Qualche settimana fa il governo Musumeci si è riunito allo Spasimo per presentare il conto dei primi tre anni di governo. Ma scorrendo la rassegna stampa di oggi – e sorvolando sull’apertura di Buttanissima, che offre uno spaccato inquietante sulle società partecipate – non si intravedono motivi d’entusiasmo. Il Giornale di Sicilia, in primis, parla del flop annunciato riguardante il concorso per mille dipendenti nei centri per l’impiego.
Prima la modifica e riscrittura del bando, per ottemperare a una norma del ministro Brunetta, poi l’addio a Formez, che curava l’assistenza tecnica della Regione, ha provocato uno slittamento. Che oggi, a conti fatti, è costato a Musumeci & friends 30 milioni di euro: sono un terzo dei fondi stanziati da Roma, e destinati al pagamento del primo anno di stipendio dei neoassunti. Soldi che tornano nelle casse dello Stato, come ha confermato Antonio Scavone: “E’ un taglio che ha subito quasi la totalità delle Regioni – ha provato a giustificarsi l’assessore al Lavoro, subendo il rimbrotto dei sindacati – Le assunzioni infatti sono previste in tutta Italia ma nessuno ha fatto in tempo a completare i concorsi. Nei prossimi giorni ci sarà un incontro col governo nazionale per pianificare una rimodulazione delle risorse”. La Regione, però, è manchevole. Dopo che Musumeci ha liquidato Formez, non ha ancora firmato un patto con un ente esterno che dovrà occuparsi dell’istruttoria riguardante il concorso, per cui sono attese almeno 200 mila domande.
Ma c’è un altro assessore in difficoltà: si chiama Roberto Lagalla. E’ il responsabile dell’istruzione. Nei prossimi giorni, scrive il Gds, emanerà una circolare per confermare l’avvio dell’anno scolastico in presenza, ma pure stavolta la Sicilia rischia di farsi trovare impreparata: i docenti vaccinati non sono abbastanza (anche se Musumeci prova a smentire la versione di Figliuolo), e ci sono difficoltà oggettive nell’allestimento delle aule secondo: il distanziamento impone un metro fra i banchi e due tra le file di studenti e la cattedra. In caso contrario, bisognerà indossare la mascherina. Una soluzione che non piace ai presidi, i quali hanno già detto di preferire la mostruosa didattica a distanza. Riuscirà la Regione a barcamenarsi in tempo per l’avvio delle lezioni (il 16 settembre)? Ma soprattutto a convincere i prof più riottosi (la metà secondo la struttura commissariale anti-Covid) a immunizzarsi?

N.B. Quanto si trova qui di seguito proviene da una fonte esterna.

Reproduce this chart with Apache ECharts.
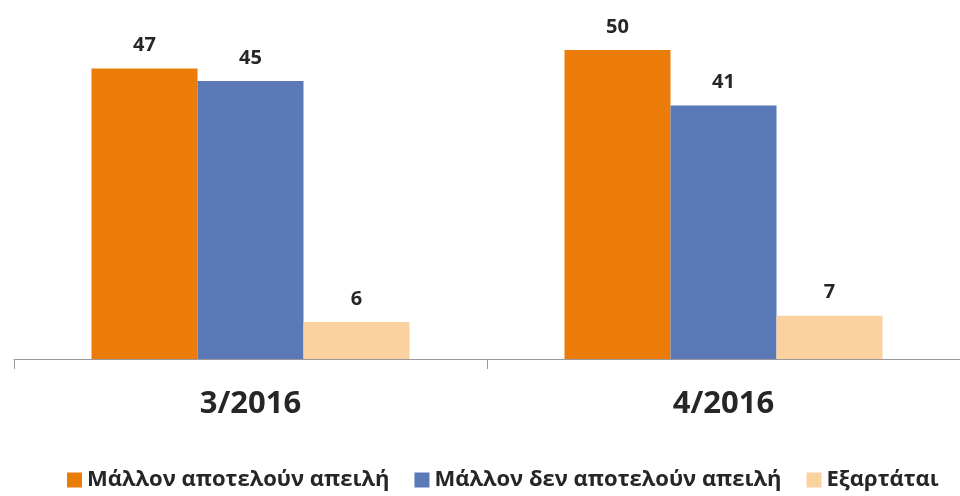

In tema di emergenza sanitaria, la Sicilia è al terz’ultimo posto per somministrazioni. Finora solo il 51% della popolazione è vaccinata, ma come conferma il report de ‘La Sicilia’ siamo indietrissimo con gli under 50: mancano all’appello 1,1 milioni di no-vax (e il 15% degli over-80). La provincia meno immunizzata è Siracusa, seguita da Messina e Catania. I dati sono aggiornati al 23 luglio. Repubblica Palermo, invece, batte sulle difficoltà delle piccole isole: dalle Eolie a Pantelleria, dove le certezze della prima ora – di diventare covid free – sono svanite coi primi focolai e con la presenza ‘mordi e fuggi’ di turisti (specie a Stromboli). Oggi fioccano più disdette che prenotazioni. Un dramma per un settore già molto provato.
Fuori dal cono d’ombra del virus, però, si consumano altre vergogne. Il Giornale di Sicilia, infatti, rivela che stanno per finire i soldi per i forestali che si occupano della prevenzione anti-incendio. La questione interessa i circa 13 mila lavoratori che fanno capo all’assessorato regionale Agricoltura. «La situazione è variegata nelle varie province – dice il segretario della Flai Cgil Tonino Russo -. Alcuni lavoratori verranno licenziati già dalla prossima settimana, altri subito dopo. Questi operai in genere lavoravano sino alla fine di settembre». Tutto è legato ai 134 milioni di fondi europei Poc che non sono arrivati. La Regione è intervenuta con una prima variazione di bilancio di 64 milioni (soldi che sono quasi esauriti e da qui i licenziamenti), ma ora ne mancano 70.